***** Data block

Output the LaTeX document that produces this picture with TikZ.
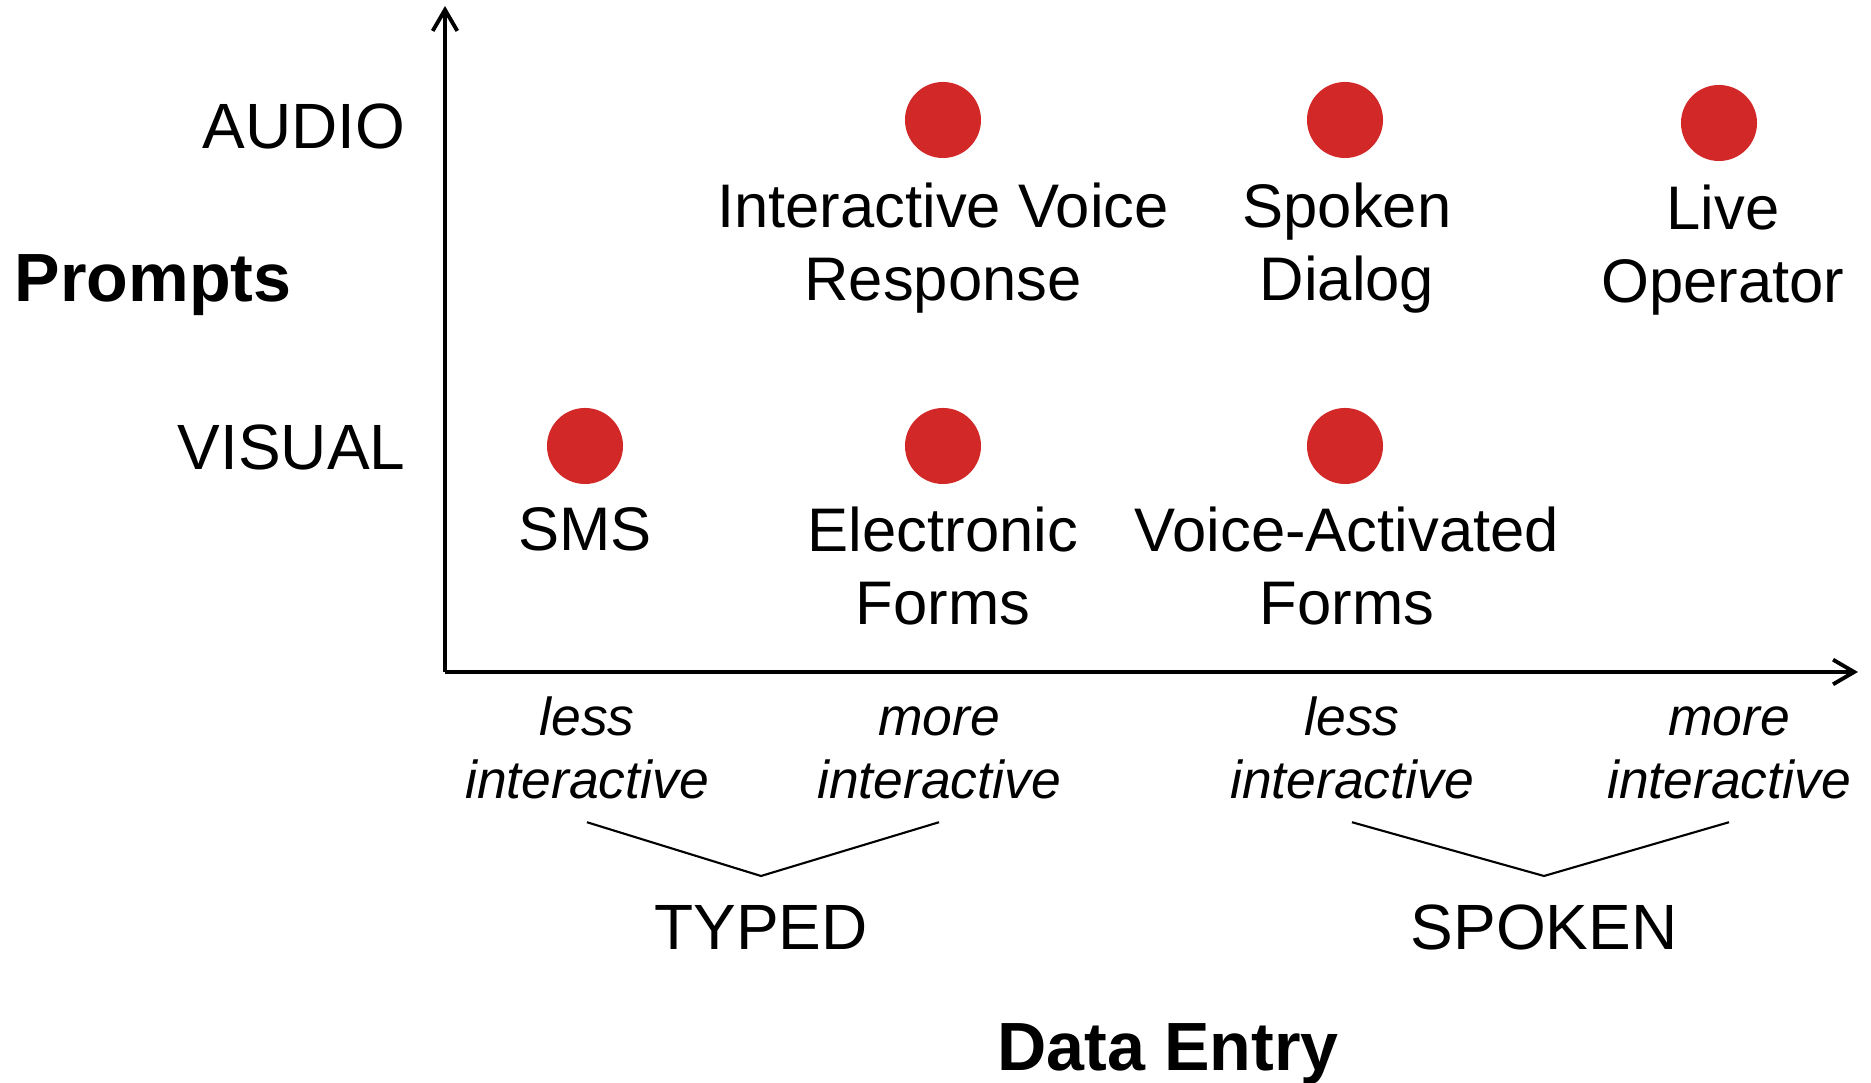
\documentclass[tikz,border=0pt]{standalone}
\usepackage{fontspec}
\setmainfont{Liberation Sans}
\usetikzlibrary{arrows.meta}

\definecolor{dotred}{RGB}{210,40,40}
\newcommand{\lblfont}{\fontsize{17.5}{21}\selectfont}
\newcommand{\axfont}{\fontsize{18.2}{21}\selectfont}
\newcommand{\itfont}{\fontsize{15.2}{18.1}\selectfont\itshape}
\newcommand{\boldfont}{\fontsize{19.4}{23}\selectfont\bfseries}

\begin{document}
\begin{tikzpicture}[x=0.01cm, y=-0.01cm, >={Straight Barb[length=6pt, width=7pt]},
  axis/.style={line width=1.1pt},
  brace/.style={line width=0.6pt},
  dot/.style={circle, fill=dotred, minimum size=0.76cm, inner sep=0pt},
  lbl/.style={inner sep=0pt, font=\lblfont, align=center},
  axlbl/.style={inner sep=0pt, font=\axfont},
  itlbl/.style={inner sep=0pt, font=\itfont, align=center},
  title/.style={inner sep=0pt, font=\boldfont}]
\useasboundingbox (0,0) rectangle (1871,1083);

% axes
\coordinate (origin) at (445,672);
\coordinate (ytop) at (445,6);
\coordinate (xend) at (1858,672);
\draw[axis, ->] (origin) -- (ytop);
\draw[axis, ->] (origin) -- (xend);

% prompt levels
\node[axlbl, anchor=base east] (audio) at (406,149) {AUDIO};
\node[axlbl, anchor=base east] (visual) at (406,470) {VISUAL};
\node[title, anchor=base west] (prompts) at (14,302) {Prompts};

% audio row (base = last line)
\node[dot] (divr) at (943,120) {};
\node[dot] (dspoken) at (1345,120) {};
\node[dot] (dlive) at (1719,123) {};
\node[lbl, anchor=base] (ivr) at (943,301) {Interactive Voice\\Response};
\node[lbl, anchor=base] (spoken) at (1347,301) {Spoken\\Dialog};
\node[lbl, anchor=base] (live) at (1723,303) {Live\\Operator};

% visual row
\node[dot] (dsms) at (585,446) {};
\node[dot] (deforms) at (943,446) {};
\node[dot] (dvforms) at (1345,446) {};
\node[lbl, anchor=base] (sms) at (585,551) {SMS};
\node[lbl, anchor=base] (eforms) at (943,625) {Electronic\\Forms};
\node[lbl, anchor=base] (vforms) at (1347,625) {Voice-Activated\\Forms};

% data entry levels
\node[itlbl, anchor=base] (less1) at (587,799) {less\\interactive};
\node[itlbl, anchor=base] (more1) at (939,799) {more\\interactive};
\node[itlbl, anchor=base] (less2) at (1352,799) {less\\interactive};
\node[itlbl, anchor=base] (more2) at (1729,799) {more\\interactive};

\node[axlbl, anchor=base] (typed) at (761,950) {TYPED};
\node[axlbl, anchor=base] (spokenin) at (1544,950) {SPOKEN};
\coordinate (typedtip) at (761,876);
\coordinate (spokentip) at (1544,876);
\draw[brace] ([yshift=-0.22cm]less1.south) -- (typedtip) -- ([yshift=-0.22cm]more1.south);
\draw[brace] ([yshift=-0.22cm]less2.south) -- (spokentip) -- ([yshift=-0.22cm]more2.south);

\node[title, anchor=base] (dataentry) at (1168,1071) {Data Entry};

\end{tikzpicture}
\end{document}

**********

- Objective:
Restate, line by line and word for word, everything from the top of the material through the line that contains "anchor=base] (more2) at". Leave pictures out.

- The result:
Output the LaTeX document that produces this picture with TikZ.
\documentclass[tikz,border=0pt]{standalone}
\usepackage{fontspec}
\setmainfont{Liberation Sans}
\usetikzlibrary{arrows.meta}

\definecolor{dotred}{RGB}{210,40,40}
\newcommand{\lblfont}{\fontsize{17.5}{21}\selectfont}
\newcommand{\axfont}{\fontsize{18.2}{21}\selectfont}
\newcommand{\itfont}{\fontsize{15.2}{18.1}\selectfont\itshape}
\newcommand{\boldfont}{\fontsize{19.4}{23}\selectfont\bfseries}

\begin{document}
\begin{tikzpicture}[x=0.01cm, y=-0.01cm, >={Straight Barb[length=6pt, width=7pt]},
  axis/.style={line width=1.1pt},
  brace/.style={line width=0.6pt},
  dot/.style={circle, fill=dotred, minimum size=0.76cm, inner sep=0pt},
  lbl/.style={inner sep=0pt, font=\lblfont, align=center},
  axlbl/.style={inner sep=0pt, font=\axfont},
  itlbl/.style={inner sep=0pt, font=\itfont, align=center},
  title/.style={inner sep=0pt, font=\boldfont}]
\useasboundingbox (0,0) rectangle (1871,1083);

% axes
\coordinate (origin) at (445,672);
\coordinate (ytop) at (445,6);
\coordinate (xend) at (1858,672);
\draw[axis, ->] (origin) -- (ytop);
\draw[axis, ->] (origin) -- (xend);

% prompt levels
\node[axlbl, anchor=base east] (audio) at (406,149) {AUDIO};
\node[axlbl, anchor=base east] (visual) at (406,470) {VISUAL};
\node[title, anchor=base west] (prompts) at (14,302) {Prompts};

% audio row (base = last line)
\node[dot] (divr) at (943,120) {};
\node[dot] (dspoken) at (1345,120) {};
\node[dot] (dlive) at (1719,123) {};
\node[lbl, anchor=base] (ivr) at (943,301) {Interactive Voice\\Response};
\node[lbl, anchor=base] (spoken) at (1347,301) {Spoken\\Dialog};
\node[lbl, anchor=base] (live) at (1723,303) {Live\\Operator};

% visual row
\node[dot] (dsms) at (585,446) {};
\node[dot] (deforms) at (943,446) {};
\node[dot] (dvforms) at (1345,446) {};
\node[lbl, anchor=base] (sms) at (585,551) {SMS};
\node[lbl, anchor=base] (eforms) at (943,625) {Electronic\\Forms};
\node[lbl, anchor=base] (vforms) at (1347,625) {Voice-Activated\\Forms};

% data entry levels
\node[itlbl, anchor=base] (less1) at (587,799) {less\\interactive};
\node[itlbl, anchor=base] (more1) at (939,799) {more\\interactive};
\node[itlbl, anchor=base] (less2) at (1352,799) {less\\interactive};
\node[itlbl, anchor=base] (more2) at (1729,799) {more\\interactive};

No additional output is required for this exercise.